Hamilton Herald Masthead

Editorial


Front Page - Friday, December 10, 2021

Rogers column: It’s the time of the season for those who procrastinate




The season of Advent is upon us by the liturgical calendar, a time for anticipation, prayerful reflection and spiritual preparation as Christmas approaches.

Or, in my personal calendar, a time for procrastination.

Further procrastination, I should say. “Never do today what you can put off until tomorrow” has long been my motto year-round, to my wife’s frequent distress. And once December rolls around, “tomorrow” transitions into “next year.”

In especially favorable circumstances, like 2019, it can even be “next decade.” Or, wonder of rare wonders, “next century.” I think I’m still putting off some things from 1999.

This year has its own little bonus, though, in that it offers the opportunity to construct a 2022 to-do list, which has a nice little ring to it. Kind of softens the negative vibe of procrastination, which, I contend, gets a bad rap anyway.

We all want to procrastinate when it comes to dying. Why should other disagreeable tasks be any different?

Nor do the synonyms help much: Stall. Dither. Vacillate. Dilly-dally. Fritter. Dawdle. Drag your feet. We need a new word or phrase entirely, something that captures the positive aspects of delay.

Constructive rescheduling? Pre-emptive postponement?

True, over the course of a lifetime procrastination can lead to some anxious moments. Like that time in the 10th grade when my friend Jim and I had neglected to attend to a science project requirement until the evening before the project was due. Some minor level of panic ensued.

Still, we managed to pull it off with a display about the Mobius strip, a three-dimensional surface with only one side.
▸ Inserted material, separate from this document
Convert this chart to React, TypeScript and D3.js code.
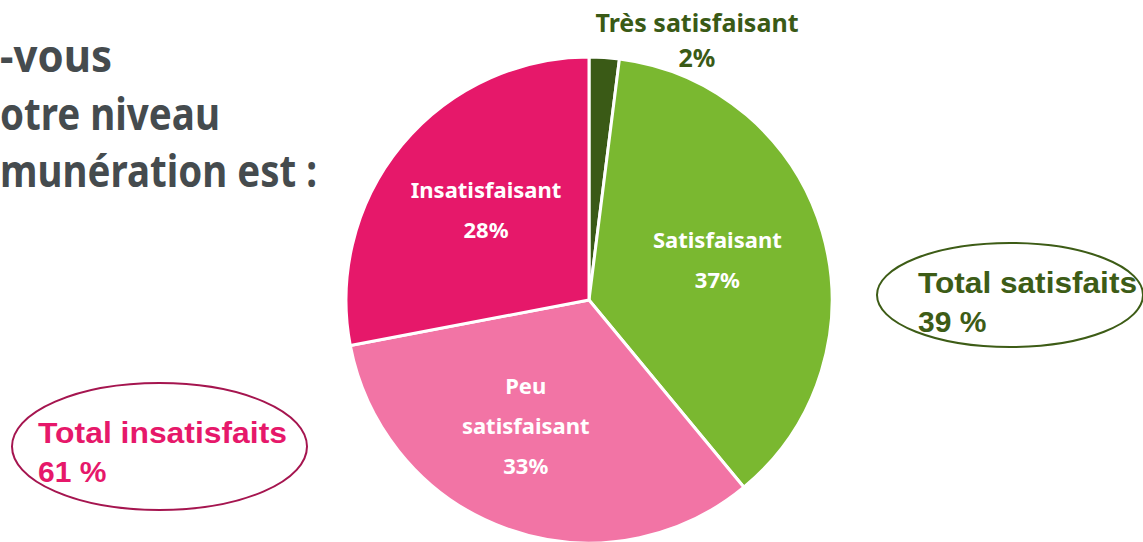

The scientific method involved in its production was not rigorous: We took a strip of paper, gave it a half-twist, then glued the ends together. Voila!

In terms of merit, this was the equivalent of the science project evergreen, an erupting volcano, with its baking soda and vinegar-induced lava. Or even less, in that our Mobius strip did nothing but hang there and exhibit its Mobiusness. Still, it served the function of avoiding an F on the assignment. Though not by much.

It’s also true that not every situation lends itself to extensive delay. A dashboard gas tank display indicating the imminent arrival of E, for instance, argues for a speedy detour to a pump.

Conversely, a few wool-infused clothing items that want dry-cleaning might easily wait through several winters, in my experience. By which point, if hungry moths have intervened, dry-cleaning might not be necessary at all.

The trick for the accomplished procrastinator is to appreciate the difference in the situations, and act – or not act – accordingly.

For instance, I’ve recently been appreciating the fact that several things I’ve been putting off somewhat indefinitely are now prime candidates for the 2022 to-do List, they being of some concern, but not (as of now) immediate.

Two involve visits to medical providers I’ve delayed partly for COVID reasons, partly just because ... that’s what I do. One is a trip to the dentist, the other to the eye doctor. Fortunately, no emergency situations have forced my hand earlier.

A couple of others are financial: An insurance policy that bears looking into for a cost-benefit analysis, and the preparation of a will to provide for parceling out any remaining assets that might be on hand when I’m no longer around to take advantage of them myself.

You can perhaps appreciate my lack of enthusiasm for any of these pursuits.

My wife, meanwhile, as if to drive home our differences on this topic, recently took “The Procrastination Cure,” a LinkedIn audio course. “Learn how to eliminate distractions and how to achieve more by doing less,” the course description states.

Among the points included to provide inspiration was this quotation from Mark Twain: “If it’s your job to eat a frog, it’s best to do it first thing in the morning.”

All due respect to Mark Twain, I’d say that if it’s your job to eat a frog, it’s time to change jobs. Without delay.